Sembra già al primo sguardo un clone dell’Xotic BB Preamp, pedale che mi volevo costruire da un po’ ma non l'ho mai fatto, vuoi per mancanza di tempo, vuoi per la voglia di letto/divano, vuoi per totale dipendenza dal Paul Cochrane Timmy, pedale che uso assiduamente da almeno cinque anni, tanto che in pedaliera ne ho due. Curiosamente, sia il BB Preamp sia il Timmy, prodotti nati boutique, hanno subito lo stesso destino, ovvero di essere clonati dalla grande industria, nel caso del Timmy addirittura da un brand ultra-noto come Danelectro.
Lo apro e verifico che pure la costruzione è simil-boutique, col true-bypass garantito dal switch meccanico 3PDT e soprattutto per l’utilizzo di componenti DIP (ovvero quelli a spaziatura tradizionale) che permettono di fare modifiche con una certa facilità. Lo schema elettrico è effettivamente molto simile quello dello Xotic.

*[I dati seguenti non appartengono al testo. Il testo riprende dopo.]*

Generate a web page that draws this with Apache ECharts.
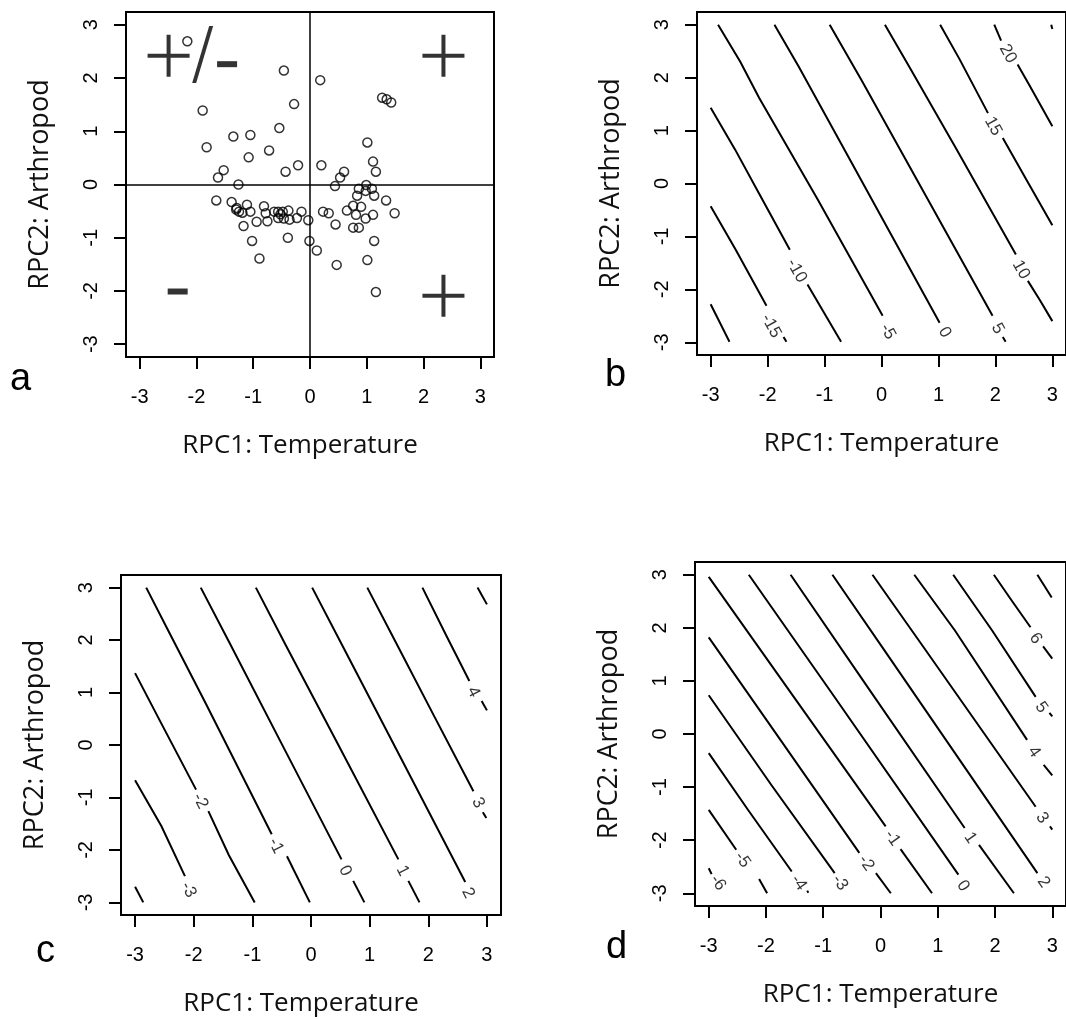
<!DOCTYPE html>
<html><head><meta charset="utf-8">
<script src="https://cdn.jsdelivr.net/npm/echarts@6/dist/echarts.min.js"></script>
<style>html,body{margin:0;padding:0;background:#fff}#c{width:1066px;height:1019px}</style>
</head><body><div id="c"></div>
<script>
// ---------- data ----------
const ticks = [-3, -2, -1, 0, 1, 2, 3];
const xTitle = 'RPC1: Temperature';
const yTitle = 'RPC2: Arthropod';
const panelLetters = ['a', 'b', 'c', 'd'];

// panel a: site scores
const scatterPoints = [
  [-2.16,2.69],[-0.46,2.14],[0.18,1.96],[1.27,1.63],[1.35,1.60],[1.43,1.54],
  [-1.89,1.39],[-0.28,1.51],[-0.54,1.06],[-1.35,0.90],[-1.05,0.93],[-1.82,0.70],
  [-0.72,0.64],[-1.08,0.51],[1.01,0.79],[1.11,0.43],[1.16,0.24],[-0.21,0.36],
  [0.20,0.36],[-0.43,0.24],[-1.52,0.27],[-1.62,0.13],[-1.26,0.00],[0.60,0.24],
  [0.53,0.13],[0.44,-0.03],[0.99,-0.01],[0.86,-0.08],[0.98,-0.12],[1.09,-0.08],
  [0.83,-0.21],[1.13,-0.21],[-1.65,-0.30],[-1.38,-0.33],[-1.29,-0.44],[-1.11,-0.38],
  [-1.25,-0.51],[-1.19,-0.53],[-1.05,-0.51],[-1.17,-0.78],[-0.81,-0.41],[-0.78,-0.54],
  [-0.94,-0.70],[-0.75,-0.69],[-0.63,-0.51],[-0.56,-0.51],[-0.48,-0.51],[-0.38,-0.49],
  [-0.56,-0.63],[-0.46,-0.64],[-0.36,-0.66],[-0.23,-0.63],[-0.15,-0.51],[-0.03,-0.67],
  [-1.02,-1.06],[-0.89,-1.39],[-0.39,-1.00],[-0.01,-1.06],[0.12,-1.24],[0.23,-0.51],
  [0.33,-0.54],[0.45,-0.75],[0.65,-0.49],[0.76,-0.40],[0.90,-0.42],[0.81,-0.57],
  [0.98,-0.64],[1.11,-0.57],[0.76,-0.81],[0.86,-0.81],[1.34,-0.30],[1.49,-0.54],
  [1.13,-1.06],[0.47,-1.51],[1.01,-1.42],[1.16,-2.02],[-1.30,-0.47],[-0.52,-0.56]
];
const quadrantPlus = [[-2.49, 2.42], [2.35, 2.42], [2.35, -2.09]];
const quadrantMinus = [[-1.46, 2.26], [-2.33, -2.01]];
const quadrantSlash = [[-1.89, 2.44]];

// panel b contours (segments) and labels
const linesB = [
  [[-3.0,-2.28],[-2.67,-2.99]],
  [[-3.0,-0.43],[-2.56,-1.25],[-2.02,-2.31]], [[-1.72,-2.90],[-1.67,-2.99]],
  [[-3.0,1.43],[-2.57,0.64],[-2.16,-0.17],[-1.61,-1.25]], [[-1.30,-1.91],[-0.71,-2.99]],
  [[-2.87,3.0],[-2.48,2.30],[-2.15,1.62],[-1.12,-0.30],[0.02,-2.50]],
  [[-1.88,3.0],[-1.45,2.20],[-0.58,0.50],[1.02,-2.63]],
  [[-0.91,3.0],[-0.35,1.95],[1.95,-2.50]], [[2.13,-2.90],[2.18,-2.99]],
  [[0.06,3.0],[0.49,2.20],[1.29,0.70],[2.36,-1.34]], [[2.57,-1.84],[2.78,-2.20],[3.0,-2.60]],
  [[1.03,3.0],[1.37,2.35],[1.87,1.33]], [[2.13,0.86],[2.54,0.08],[3.0,-0.79]],
  [[1.98,3.0],[2.10,2.70]], [[2.39,2.25],[2.60,1.85],[3.0,1.08]],
  [[2.98,3.0],[3.0,2.92]]
];
const labelsB = [
  [-1.94,-2.69,'-15'],[-1.49,-1.65,'-10'],[0.11,-2.80,'-5'],[1.11,-2.81,'0'],
  [2.04,-2.74,'5'],[2.45,-1.63,'10'],[1.96,1.08,'15'],[2.22,2.45,'20']
];

// panel c contours
const linesC = [
  [[-3.0,-2.70],[-2.86,-3.0]],
  [[-3.0,-0.67],[-2.55,-1.55],[-2.15,-2.50]],
  [[-3.0,1.37],[-2.58,0.47],[-1.96,-0.85]], [[-1.75,-1.26],[-1.40,-2.10],[-0.96,-3.0]],
  [[-2.81,3.0],[-2.42,2.15],[-1.79,0.78],[-0.67,-1.70]], [[-0.41,-2.12],[-0.02,-3.0]],
  [[-1.88,3.0],[-1.39,1.95],[-0.42,-0.15],[0.52,-2.18]], [[0.72,-2.59],[0.91,-3.0]],
  [[-0.94,3.0],[-0.43,1.90],[0.42,0.10],[1.49,-2.18]], [[1.66,-2.59],[1.85,-3.0]],
  [[0.02,3.0],[0.51,1.95],[1.51,-0.20],[2.63,-2.61]],
  [[0.96,3.0],[1.45,1.95],[2.10,0.55],[2.77,-0.88]], [[2.93,-1.28],[2.99,-1.39]],
  [[1.90,3.0],[2.30,2.10],[2.70,1.22]], [[2.91,0.84],[3.0,0.66]],
  [[2.84,3.0],[3.0,2.68]]
];
const labelsC = [
  [-2.09,-2.76,'-3'],[-1.89,-1.07,'-2'],[-0.60,-1.92,'-1'],[0.58,-2.40,'0'],
  [1.56,-2.40,'1'],[2.68,-2.82,'2'],[2.85,-1.10,'3'],[2.77,1.01,'4']
];

// panel d contours
const linesD = [
  [[2.74,3.0],[2.99,2.57]],
  [[1.98,3.0],[2.30,2.50],[2.62,2.01]], [[2.84,1.65],[3.0,1.42]],
  [[1.27,3.0],[1.95,1.95],[2.71,0.70]], [[2.95,0.40],[3.0,0.33]],
  [[0.59,3.0],[1.30,1.95],[2.56,-0.11]], [[2.85,-0.58],[3.0,-0.78]],
  [[-0.14,3.0],[0.71,1.70],[2.71,-1.37]], [[2.96,-1.74],[3.0,-1.80]],
  [[-0.84,3.0],[0.18,1.40],[2.74,-2.62]],
  [[-1.57,3.0],[-0.30,1.00],[1.47,-1.77]], [[1.72,-2.09],[2.33,-3.0]],
  [[-2.30,3.0],[-0.87,0.80],[1.36,-2.65]],
  [[-3.0,2.96],[-1.45,0.60],[0.09,-1.74]], [[0.35,-2.17],[0.90,-3.0]],
  [[-3.0,1.82],[-1.69,-0.20],[-0.37,-2.24]], [[-0.08,-2.62],[0.18,-3.0]],
  [[-3.0,0.73],[-1.90,-0.97],[-0.80,-2.62]],
  [[-3.0,-0.36],[-2.30,-1.45],[-1.55,-2.59]], [[-1.28,-2.95],[-1.26,-2.99]],
  [[-3.0,-1.43],[-2.52,-2.18]], [[-2.12,-2.73],[-1.98,-3.0]],
  [[-3.0,-2.53],[-2.95,-2.64]]
];
const labelsD = [
  [2.71,1.80,'6'],[2.81,0.50,'5'],[2.68,-0.34,'4'],[2.82,-1.58,'3'],[2.85,-2.79,'2'],
  [1.57,-1.96,'1'],[1.44,-2.86,'0'],[0.21,-1.96,'-1'],[-0.25,-2.43,'-2'],
  [-0.71,-2.80,'-3'],[-1.43,-2.80,'-4'],[-2.41,-2.37,'-5'],[-2.84,-2.80,'-6']
];

// ---------- layout ----------
const grids = [
  {left:126, top:12, width:368, height:345},
  {left:697, top:12, width:370, height:343},
  {left:121, top:575, width:380, height:340},
  {left:695, top:562, width:376, height:344}
];
const xNamePad = [[0,20,0,0],[0,0,0,0],[0,20,0,0],[0,0,0,0]];
const letterPos = [[22,385],[617,381],[48,957],[618,953]];
const labelRot = [0, -61, -63, -55];
const SANS = 'Liberation Sans, Arial, sans-serif';
const TITLE_FONT = 'Open Sans, sans-serif';

const chart = echarts.init(document.getElementById('c'), null, {renderer:'canvas'});

const xAxes = grids.map((g, i) => ({
  gridIndex:i, type:'value', min:-3.24, max:3.24,
  axisLine:{show:false, onZero:false}, splitLine:{show:false},
  axisTick:{show:true, inside:false, length:12, customValues:ticks, lineStyle:{color:'#000', width:2}},
  axisLabel:{customValues:ticks, margin:30, fontSize:20, color:'#000', fontFamily:SANS},
  name:xTitle, nameLocation:'middle', nameGap:76,
  nameTextStyle:{fontSize:26, fontFamily:TITLE_FONT, color:'#111', padding:xNamePad[i]}
}));
const yAxes = grids.map((g, i) => ({
  gridIndex:i, type:'value', min:-3.24, max:3.24,
  axisLine:{show:false, onZero:false}, splitLine:{show:false},
  axisTick:{show:true, inside:false, length:12, customValues:ticks, lineStyle:{color:'#000', width:2}},
  axisLabel:{customValues:ticks, margin:25, fontSize:20, color:'#000', fontFamily:SANS, rotate:90},
  name:yTitle, nameLocation:'middle', nameGap:72, nameRotate:90,
  nameTextStyle:{fontSize:27, fontFamily:TITLE_FONT, color:'#111'}
}));

const series = [];
// panel a
series.push({
  type:'scatter', xAxisIndex:0, yAxisIndex:0, data:scatterPoints, symbol:'circle', symbolSize:9,
  itemStyle:{color:'rgba(255,255,255,0)', borderColor:'#000', borderWidth:1.5}, silent:true,
  markLine:{silent:true, symbol:'none', label:{show:false}, animation:false,
    lineStyle:{color:'#000', width:1.5, type:'solid'}, data:[{xAxis:0},{yAxis:0}]}
});
series.push({
  type:'scatter', xAxisIndex:0, yAxisIndex:0, data:quadrantPlus, silent:true,
  symbol:'path://M0,19H42V23H0Z M19,0H23V42H19Z', symbolSize:[42,42],
  itemStyle:{color:'#000'}
});
series.push({
  type:'scatter', xAxisIndex:0, yAxisIndex:0, data:quadrantMinus, silent:true,
  symbol:'rect', symbolSize:[20,6], itemStyle:{color:'#000'}
});
series.push({
  type:'scatter', xAxisIndex:0, yAxisIndex:0, data:quadrantSlash, silent:true,
  symbol:'path://M0,57L4,57L21,0L17,0Z', symbolSize:[21,57], itemStyle:{color:'#000'}
});

function addContours(idx, segs, labels) {
  series.push({
    type:'lines', coordinateSystem:'cartesian2d', xAxisIndex:idx, yAxisIndex:idx,
    polyline:true, silent:true,
    lineStyle:{color:'#000', width:2, opacity:1},
    data:segs.map(s => ({coords:s}))
  });
  series.push({
    type:'scatter', xAxisIndex:idx, yAxisIndex:idx, silent:true, symbolSize:1,
    itemStyle:{color:'rgba(0,0,0,0)'},
    data:labels.map(l => ({value:[l[0], l[1]], name:l[2]})),
    label:{show:true, position:'inside', formatter:'{b}', rotate:labelRot[idx],
      fontSize:17, color:'#000', fontFamily:SANS}
  });
}
addContours(1, linesB, labelsB);
addContours(2, linesC, labelsC);
addContours(3, linesD, labelsD);

chart.setOption({
  animation:false,
  backgroundColor:'#fff',
  grid:grids.map(g => Object.assign({show:true, borderColor:'#000', borderWidth:2,
    backgroundColor:'rgba(0,0,0,0)'}, g)),
  xAxis:xAxes, yAxis:yAxes, series:series,
  graphic:panelLetters.map((t, i) => ({
    type:'text', left:letterPos[i][0] - 12, top:letterPos[i][1] - 24,
    style:{text:t, font:'38px ' + SANS, fill:'#000'}
  }))
});
</script></body></html>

Riflessione #2: Mi dispiace, ma io so' io e voi non siete un cazzo.
Nel senso che 220 euro per un overdrive con venti componenti in croce sono tanti, magari troppi (ed è l’unico motivo per cui ho preso il clone), ma di sicuro i signori di Xotic per inventarlo, metterlo a punto e commercializzarlo ci hanno investito impegno, tempo e un bella percentuale dei loro soldi. Poi arriva una mega-azienda che opera in un Paese dove i salari sono bassi, i diritti umani pochi e la tutela dell’ambiente è sotto zero, che avrà tremila dipendenti e una catena di montaggio ultra-moderna, e ti copia il tuo prodotto semi-artigianale senza pudore e senza nessun rischio vendendolo a un decimo del prezzo. E io alla fine, nel ruolo dell’utente finale, accetto di far parte del meccanismo. Brutta bestia la globalizzazione.

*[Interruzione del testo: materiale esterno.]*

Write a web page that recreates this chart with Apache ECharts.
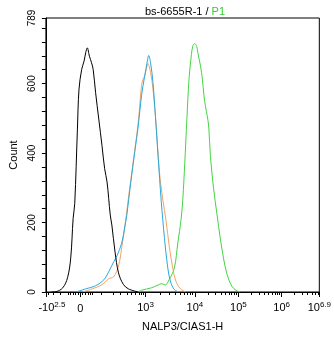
<!DOCTYPE html>
<html>
<head>
<meta charset="utf-8">
<script src="https://cdn.jsdelivr.net/npm/echarts@6/dist/echarts.min.js"></script>
<style>
  html, body { margin: 0; padding: 0; background: #fff; }
  #chart { width: 334px; height: 337px; }
</style>
</head>
<body>
<div id="chart"></div>
<script>
// Histogram of NALP3/CIAS1-H fluorescence; x values are display channels (0-1024)
// on a biexponential scale, y values are event counts.

const blackChannels = [20, 38, 63, 81, 93, 102, 108, 118, 124, 134, 143, 149, 155, 163, 171, 177, 186, 198, 210, 220, 229, 241, 247, 259, 272, 290, 309, 346];
const blackCounts   = [0, 1, 12, 41, 98, 212, 255, 469, 584, 641, 665, 689, 703, 679, 660, 641, 575, 498, 422, 355, 317, 222, 193, 115, 55, 22, 9, 0];

const orangeChannels = [137, 173, 210, 235, 254, 272, 284, 296, 309, 327, 346, 358, 364, 370, 376, 382, 392, 401, 413, 425, 438, 450, 462, 475, 487, 503, 524];
const orangeCounts   = [0, 9, 21, 38, 44, 75, 127, 190, 270, 375, 490, 594, 613, 622, 641, 658, 632, 584, 479, 347, 265, 205, 132, 69, 31, 10, 0];

const blueChannels = [112, 149, 186, 217, 235, 254, 266, 284, 296, 303, 315, 331, 346, 358, 370, 380, 385, 392, 401, 410, 420, 432, 444, 455, 466, 481, 498];
const blueCounts   = [0, 9, 18, 35, 58, 87, 104, 141, 190, 221, 298, 393, 479, 565, 622, 665, 681, 660, 603, 508, 393, 261, 155, 78, 32, 7, 0];

const greenChannels = [346, 358, 395, 420, 434, 447, 462, 481, 494, 506, 513, 520, 528, 536, 545, 551, 558, 565, 569, 579, 586, 592, 598, 604, 610, 616, 628, 641, 653, 665, 678, 696, 712, 727];
const greenCounts   = [0, 5, 12, 20, 24, 20, 36, 69, 141, 207, 270, 370, 498, 613, 684, 710, 715, 707, 689, 651, 613, 565, 533, 508, 475, 393, 298, 222, 155, 98, 52, 17, 5, 0];

// Labelled ticks of the biexponential axis: channel position and label (base, exponent)
const xTickChannels = [0, 129, 373, 558, 721, 883, 1024];
const xTickLabels   = [['-10', '2.5'], ['0', ''], ['10', '3'], ['10', '4'], ['10', '5'], ['10', '6'], ['10', '6.9']];

// Unlabelled ticks in the linear region around zero
const xLinearMinorChannels = [7, 26, 52, 83, 92, 101, 111, 120, 138, 148, 157, 166, 175, 209, 251, 280, 303, 321, 336, 349, 358, 365];

const yLabelValues = [0, 200, 400, 600, 789];
const yMax = 789;

const FONT = 'Liberation Sans, Arial, sans-serif';

// Logarithmic minor ticks (2..9 x 10^k) between the decade ticks
const decadeChannels = xTickChannels.slice(2); // 10^3 .. 10^6.9
const decadeWidth = decadeChannels[3] - decadeChannels[2];
const xMinorChannels = xLinearMinorChannels.slice();
for (let k = 0; k < 4; k++) {
  const start = decadeChannels[k];
  const width = k < 3 ? decadeChannels[k + 1] - start : decadeWidth;
  for (let m = 2; m <= 9; m++) {
    const c = start + width * Math.log10(m);
    if (c < 1024) xMinorChannels.push(Math.round(c * 10) / 10);
  }
}

const yTickValues = [];
for (let v = 0; v < yMax; v += 40) yTickValues.push(v);
yTickValues.push(yMax);

function pairs(xs, ys) { return xs.map((x, i) => [x, ys[i]]); }

function xLabel(value) {
  let idx = 0, best = Infinity;
  xTickChannels.forEach((c, i) => { const d = Math.abs(c - value); if (d < best) { best = d; idx = i; } });
  const [base, exp] = xTickLabels[idx];
  if (!exp) return '{z|' + base + '}';
  if (idx === 0) return '{bl|' + base + '}{s|' + exp + '}';
  return '{b|' + base + '}{s|' + exp + '}';
}

const chart = echarts.init(document.getElementById('chart'), null, { renderer: 'canvas' });

function histSeries(name, xs, ys, color, z) {
  return {
    name, type: 'line', xAxisIndex: 0, yAxisIndex: 0,
    data: pairs(xs, ys), smooth: 0.35, showSymbol: false, symbol: 'none',
    lineStyle: { color, width: 1 }, z,
    animation: false
  };
}

chart.setOption({
  animation: false,
  backgroundColor: '#fff',
  title: {
    text: '{a|bs-6655R-1 / }{g|P1}',
    left: 180, top: 1, textAlign: 'center',
    textStyle: {
      fontWeight: 'normal',
      rich: {
        a: { fontFamily: FONT, fontSize: 11, fontWeight: 'normal', color: '#000' },
        g: { fontFamily: FONT, fontSize: 11, fontWeight: 'normal', color: '#33cc33' }
      }
    }
  },
  grid: {
    left: 43, right: 13, top: 18, bottom: 43,
    show: true, borderColor: '#000', borderWidth: 1, backgroundColor: 'transparent'
  },
  xAxis: [
    {
      type: 'value', min: 0, max: 1024, position: 'bottom',
      name: 'NALP3/CIAS1-H', nameLocation: 'middle', nameGap: 29,
      nameTextStyle: { fontFamily: FONT, fontSize: 11, color: '#000' },
      axisLine: { show: true, lineStyle: { color: '#000', width: 1 } },
      axisTick: { show: true, customValues: xTickChannels, length: 5, inside: false, lineStyle: { color: '#000' } },
      axisLabel: {
        show: true, customValues: xTickChannels, margin: 9, formatter: xLabel,
        hideOverlap: false,
        rich: {
          b: { fontFamily: FONT, fontSize: 11, color: '#000' },
          bl: { fontFamily: FONT, fontSize: 11, color: '#000', padding: [0, 0, 0, 12] },
          // plain "0": nudged down to the baseline of the labels that carry an exponent
          z: { fontFamily: FONT, fontSize: 11, color: '#000', padding: [2, 0, 0, 0] },
          s: { fontFamily: FONT, fontSize: 8, color: '#000', verticalAlign: 'bottom', padding: [0, 0, 6, 0] }
        }
      },
      splitLine: { show: false }
    },
    {
      type: 'value', min: 0, max: 1024, position: 'bottom',
      axisLine: { show: false },
      axisTick: { show: true, customValues: xMinorChannels, length: 3, lineStyle: { color: '#000' } },
      axisLabel: { show: false },
      splitLine: { show: false }
    }
  ],
  yAxis: {
    type: 'value', min: 0, max: yMax,
    name: 'Count', nameLocation: 'middle', nameGap: 25, nameRotate: 90,
    nameTextStyle: { fontFamily: FONT, fontSize: 11, color: '#000' },
    axisLine: { show: true, lineStyle: { color: '#000', width: 1 } },
    axisTick: { show: true, customValues: yTickValues, length: 4, lineStyle: { color: '#000' } },
    axisLabel: {
      show: true, customValues: yLabelValues, rotate: 90, margin: 9,
      fontFamily: FONT, fontSize: 10, color: '#000'
    },
    splitLine: { show: false }
  },
  series: [
    histSeries('P1', greenChannels, greenCounts, '#44d444', 2),
    histSeries('orange', orangeChannels, orangeCounts, '#f0a468', 3),
    histSeries('blue', blueChannels, blueCounts, '#2aa8dc', 4),
    histSeries('control', blackChannels, blackCounts, '#000000', 5)
  ]
});
</script>
</body>
</html>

Il terzo pedale è il Movall Centipede, che ho comprato usato da un privato per un prezzo, pure stavolta veramente basso.

L'attacco dei cloni

Alle orecchie di auto-costruttore, la definizione "analog delay" fa eco con Rebote 2.5, che è un progetto DIY in giro già da anni nelle varie community di appassionati del fai-da-te. E in effetti, analizzando il circuito, si evince come il sospetto sia reale e non è neppure un caso unico, perché già Danelectro (sempre lei) ne produce e vende un clone. Anche in questo caso c’è il true-bypass meccanico ma, a differenza del Caline, i componenti sono SMD, indispensabili per produrre pedali di queste dimensioni.

Riflessione #3: Piccolo è bello, ma senza looper è un macello.
Questi mini-pedali sono troppo piccoli per essere attivati con i piedi senza combinare guai (a meno che non si abbia il piedino da geisha) ma, se si usa un looper, permettono di salvare un sacco di spazio in pedaliera.

Riflessione #4: Ci hanno preso tutto.
Ok clonare prodotti storici, meno ok clonare prodotti boutique ma, santo cielo, l’industria si spinge fino a monitorare e depredare anche le realtà più piccole e insignificanti come poche migliaia di hobbysti nerd sparsi in tutto il mondo, abituati a passare le serate davanti a schemi elettrici e saldatore nutrendosi di caffè e patatine, e che per attrezzare le loro camerette-laboratorio hanno buttato via talmente tanti soldi che se si fossero fatti costruire pedali e pedaliere direttamente da Pete Cornish avrebbero probabilmente speso di meno. Si salvi chi può.

Riflessione #5: Con la Francia o con la Spagna purché se magna.
Si possono fare mille considerazioni su come il capitalismo moderno influenzi e spesso controlli le nostre vite e quelle di tutti gli abitanti di questo mondo ma, ragionando da appassionati di musica un po' egoisti, l'attuale standard di produzione industriale, ovvero Europa, USA e Giappone che progettano e generano bisogni, Far-East che produce e riproduce, è una manna per i musicisti squattrinati. Spendere molto meno di cento euro per tre pedali di qualità era un sogno anche solo vent’anni fa, quando cominciai ad avere un approccio sufficientemente serio con l’equipment, e lo stesso discorso vale per chitarre, amplificatori e tutto il resto. Peccato che la gente sembri suonare sempre meno, ma questo è un altro discorso.